▶ _Stated goal_:
Transcribe the material in full. Nothing should differ except that the pictures are left out.

Source code of charts
▬▬▬

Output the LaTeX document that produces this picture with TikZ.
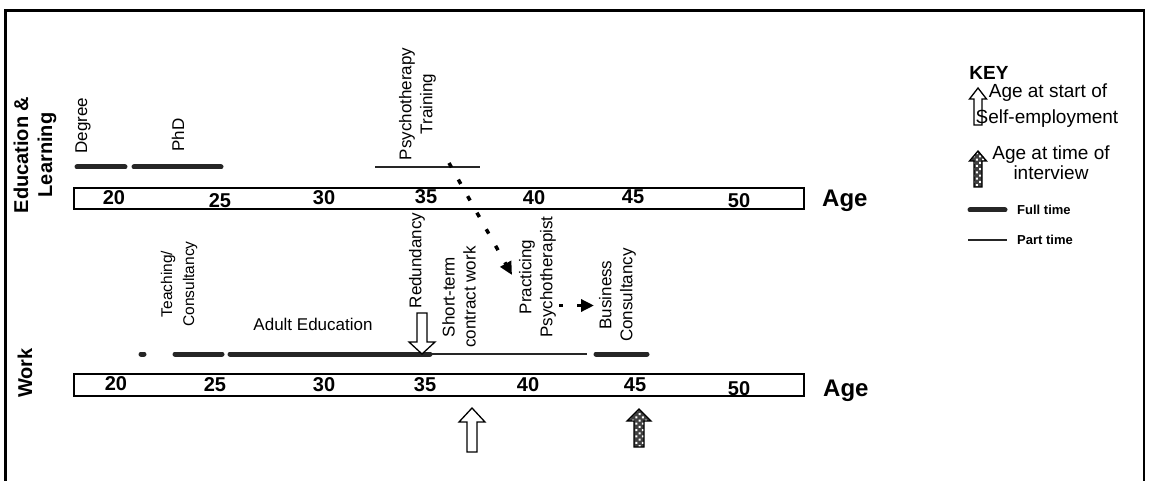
\documentclass[tikz,border=0pt]{standalone}
\usepackage{fontspec}
\setmainfont{Liberation Sans}
\usetikzlibrary{arrows.meta,patterns.meta}
\begin{document}
\begin{tikzpicture}[x={(1pt,0)},y={(0,-1pt)},
  lab/.style={font=\fontsize{17}{21}\selectfont, inner sep=0pt, align=center},
  vlab/.style={lab, rotate=90},
  sec/.style={font=\fontsize{20}{24}\selectfont\bfseries, inner sep=0pt, align=center, rotate=90},
  num/.style={font=\fontsize{20}{20}\selectfont\bfseries, inner sep=0pt},
  agelab/.style={font=\fontsize{24}{24}\selectfont\bfseries, inner sep=0pt, anchor=base west},
  axisbox/.style={draw, line width=2.5pt, minimum width=730pt, inner sep=0pt},
  fulltime/.style={line width=5pt, line cap=round, draw=black!85},
  parttime/.style={line width=2pt, draw=black!85},
  dasharrow/.style={line width=3.5pt, dash pattern=on 5pt off 14pt, -{Triangle[length=13pt,width=12pt]}},
  whitearrow/.style={draw, line width=1.3pt, fill=white, line join=miter},
  patarrow/.style={draw, line width=1.3pt, preaction={fill=black!75}, pattern={Dots[distance=4.5pt, radius=1.4pt, angle=45]}, pattern color=white},
  keytxt/.style={font=\fontsize{19}{19}\selectfont, inner sep=0pt, anchor=base},
  smallkey/.style={font=\fontsize{13}{13}\selectfont\bfseries, inner sep=0pt, anchor=west}
]
\useasboundingbox (0,0) rectangle (1151,481);
% frame
\draw[line width=2.5pt] (5.5,482) -- (5.5,10.5) -- (1144,10.5) -- (1144,482);

% section labels
\node[sec] (edu) at (35,155) {Education \&\\Learning};
\node[sec] (work) at (25,373) {Work};

% axis boxes
\node[axisbox, minimum height=21pt] (topaxis) at (439,198.5) {};
\node[axisbox, minimum height=22pt] (botaxis) at (439,385) {};
\node[agelab] (topage) at (822,207) {Age};
\node[agelab] (botage) at (823,396) {Age};

% top numbers
\node[num] (t20) at (114,198) {20};
\node[num] (t25) at (220,201) {25};
\node[num] (t30) at (324,198) {30};
\node[num] (t35) at (426,197) {35};
\node[num] (t40) at (534,198) {40};
\node[num] (t45) at (633,197) {45};
\node[num] (t50) at (739,201) {50};
% bottom numbers
\node[num] (b20) at (116,384) {20};
\node[num] (b25) at (215,385) {25};
\node[num] (b30) at (324,385) {30};
\node[num] (b35) at (425,385) {35};
\node[num] (b40) at (528,385) {40};
\node[num] (b45) at (635,385) {45};
\node[num] (b50) at (739,389) {50};

% education bars
\draw[fulltime] (77,167) -- (125,167);
\draw[fulltime] (134,167) -- (221,167);
\draw[parttime] (375,167) -- (480,167);
\node[vlab] (degree) at (83,125.5) {Degree};
\node[vlab] (phd) at (178,135) {PhD};
\node[vlab] (psytrain) at (417.5,104) {Psychotherapy\\Training};

% work bars
\draw[fulltime] (141,354) -- (144,354);
\draw[fulltime] (175,354) -- (222,354);
\draw[fulltime] (230,354) -- (430,354);
\draw[parttime] (430,354) -- (587,354);
\draw[fulltime] (596,354) -- (647,354);
\node[vlab, font=\fontsize{15.5}{22}\selectfont] (teach) at (179,284) {Teaching/\\Consultancy};
\node[lab, anchor=base] (adult) at (313,330) {Adult Education};
\node[vlab] (redund) at (417,260.5) {Redundancy};
\node[vlab] (short) at (459,297) {Short-term\\contract work};
\node[vlab] (prac) at (537.5,277) {Practicing\\Psychotherapist};
\node[vlab] (bus) at (617.5,295) {Business\\Consultancy};

% redundancy arrow (down)
\draw[whitearrow] (417,313) -- (427,313) -- (427,342) -- (435,342) -- (422,354) -- (409,342) -- (417,342) -- cycle;

% dashed connectors
\coordinate (ptstart) at (449,163);
\coordinate (pracin) at (512,275);
\coordinate (pracout) at (559,305.5);
\coordinate (busin) at (594,305.5);
\draw[dasharrow] (ptstart) -- (pracin);
\draw[dasharrow, dash pattern=on 4pt off 14pt] (pracout) -- (busin);

% bottom arrows
\draw[whitearrow] (467,452) -- (467,422) -- (459,422) -- (472,408) -- (485,422) -- (477,422) -- (477,452) -- cycle;
\draw[patarrow] (634,447) -- (634,421) -- (627,421) -- (639,409) -- (651,421) -- (644,421) -- (644,447) -- cycle;

% key
\node[font=\fontsize{19}{19}\selectfont\bfseries, inner sep=0pt] (key) at (989,73) {KEY};
\draw[whitearrow] (974,125) -- (974,99) -- (969.5,99) -- (978,88) -- (986.5,99) -- (982,99) -- (982,125) -- cycle;
\node[keytxt] (k1a) at (1048,98) {Age at start of};
\node[keytxt] (k1b) at (1047,124) {Self-employment};
\draw[patarrow] (974,187) -- (974,161) -- (969.5,161) -- (978,151) -- (986.5,161) -- (982,161) -- (982,187) -- cycle;
\node[keytxt] (k2a) at (1051,160) {Age at time of};
\node[keytxt] (k2b) at (1051,180) {interview};
\draw[fulltime] (970,210) -- (1005,210);
\node[smallkey] (kfull) at (1017,210) {Full time};
\draw[parttime] (968,240) -- (1007,240);
\node[smallkey] (kpart) at (1017,240) {Part time};
\end{tikzpicture}
\end{document}
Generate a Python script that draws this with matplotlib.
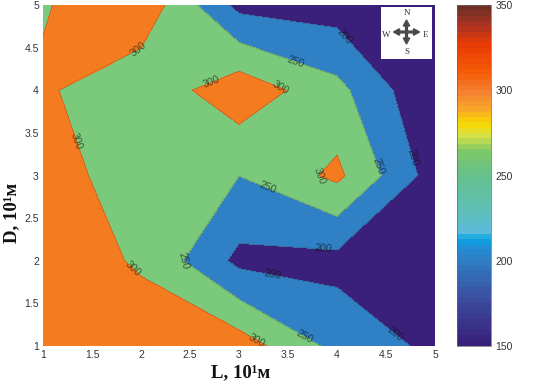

▬▬▬

▶ _Completed exercise_:
Output the LaTeX document that produces this picture with TikZ.
\documentclass[tikz,border=0pt]{standalone}
\usepackage{fontspec}
\setmainfont{Liberation Sans}
\usetikzlibrary{arrows.meta,patterns.meta}
\begin{document}
\begin{tikzpicture}[x={(1pt,0)},y={(0,-1pt)},
  lab/.style={font=\fontsize{17}{21}\selectfont, inner sep=0pt, align=center},
  vlab/.style={lab, rotate=90},
  sec/.style={font=\fontsize{20}{24}\selectfont\bfseries, inner sep=0pt, align=center, rotate=90},
  num/.style={font=\fontsize{20}{20}\selectfont\bfseries, inner sep=0pt},
  agelab/.style={font=\fontsize{24}{24}\selectfont\bfseries, inner sep=0pt, anchor=base west},
  axisbox/.style={draw, line width=2.5pt, minimum width=730pt, inner sep=0pt},
  fulltime/.style={line width=5pt, line cap=round, draw=black!85},
  parttime/.style={line width=2pt, draw=black!85},
  dasharrow/.style={line width=3.5pt, dash pattern=on 5pt off 14pt, -{Triangle[length=13pt,width=12pt]}},
  whitearrow/.style={draw, line width=1.3pt, fill=white, line join=miter},
  patarrow/.style={draw, line width=1.3pt, preaction={fill=black!75}, pattern={Dots[distance=4.5pt, radius=1.4pt, angle=45]}, pattern color=white},
  keytxt/.style={font=\fontsize{19}{19}\selectfont, inner sep=0pt, anchor=base},
  smallkey/.style={font=\fontsize{13}{13}\selectfont\bfseries, inner sep=0pt, anchor=west}
]
\useasboundingbox (0,0) rectangle (1151,481);
% frame
\draw[line width=2.5pt] (5.5,482) -- (5.5,10.5) -- (1144,10.5) -- (1144,482);

% section labels
\node[sec] (edu) at (35,155) {Education \&\\Learning};
\node[sec] (work) at (25,373) {Work};

% axis boxes
\node[axisbox, minimum height=21pt] (topaxis) at (439,198.5) {};
\node[axisbox, minimum height=22pt] (botaxis) at (439,385) {};
\node[agelab] (topage) at (822,207) {Age};
\node[agelab] (botage) at (823,396) {Age};

% top numbers
\node[num] (t20) at (114,198) {20};
\node[num] (t25) at (220,201) {25};
\node[num] (t30) at (324,198) {30};
\node[num] (t35) at (426,197) {35};
\node[num] (t40) at (534,198) {40};
\node[num] (t45) at (633,197) {45};
\node[num] (t50) at (739,201) {50};
% bottom numbers
\node[num] (b20) at (116,384) {20};
\node[num] (b25) at (215,385) {25};
\node[num] (b30) at (324,385) {30};
\node[num] (b35) at (425,385) {35};
\node[num] (b40) at (528,385) {40};
\node[num] (b45) at (635,385) {45};
\node[num] (b50) at (739,389) {50};

% education bars
\draw[fulltime] (77,167) -- (125,167);
\draw[fulltime] (134,167) -- (221,167);
\draw[parttime] (375,167) -- (480,167);
\node[vlab] (degree) at (83,125.5) {Degree};
\node[vlab] (phd) at (178,135) {PhD};
\node[vlab] (psytrain) at (417.5,104) {Psychotherapy\\Training};

% work bars
\draw[fulltime] (141,354) -- (144,354);
\draw[fulltime] (175,354) -- (222,354);
\draw[fulltime] (230,354) -- (430,354);
\draw[parttime] (430,354) -- (587,354);
\draw[fulltime] (596,354) -- (647,354);
\node[vlab, font=\fontsize{15.5}{22}\selectfont] (teach) at (179,284) {Teaching/\\Consultancy};
\node[lab, anchor=base] (adult) at (313,330) {Adult Education};
\node[vlab] (redund) at (417,260.5) {Redundancy};
\node[vlab] (short) at (459,297) {Short-term\\contract work};
\node[vlab] (prac) at (537.5,277) {Practicing\\Psychotherapist};
\node[vlab] (bus) at (617.5,295) {Business\\Consultancy};

% redundancy arrow (down)
\draw[whitearrow] (417,313) -- (427,313) -- (427,342) -- (435,342) -- (422,354) -- (409,342) -- (417,342) -- cycle;

% dashed connectors
\coordinate (ptstart) at (449,163);
\coordinate (pracin) at (512,275);
\coordinate (pracout) at (559,305.5);
\coordinate (busin) at (594,305.5);
\draw[dasharrow] (ptstart) -- (pracin);
\draw[dasharrow, dash pattern=on 4pt off 14pt] (pracout) -- (busin);

% bottom arrows
\draw[whitearrow] (467,452) -- (467,422) -- (459,422) -- (472,408) -- (485,422) -- (477,422) -- (477,452) -- cycle;
\draw[patarrow] (634,447) -- (634,421) -- (627,421) -- (639,409) -- (651,421) -- (644,421) -- (644,447) -- cycle;

% key
\node[font=\fontsize{19}{19}\selectfont\bfseries, inner sep=0pt] (key) at (989,73) {KEY};
\draw[whitearrow] (974,125) -- (974,99) -- (969.5,99) -- (978,88) -- (986.5,99) -- (982,99) -- (982,125) -- cycle;
\node[keytxt] (k1a) at (1048,98) {Age at start of};
\node[keytxt] (k1b) at (1047,124) {Self-employment};
\draw[patarrow] (974,187) -- (974,161) -- (969.5,161) -- (978,151) -- (986.5,161) -- (982,161) -- (982,187) -- cycle;
\node[keytxt] (k2a) at (1051,160) {Age at time of};
\node[keytxt] (k2b) at (1051,180) {interview};
\draw[fulltime] (970,210) -- (1005,210);
\node[smallkey] (kfull) at (1017,210) {Full time};
\draw[parttime] (968,240) -- (1007,240);
\node[smallkey] (kpart) at (1017,240) {Part time};
\end{tikzpicture}
\end{document}
Generate a Python script that draws this with matplotlib.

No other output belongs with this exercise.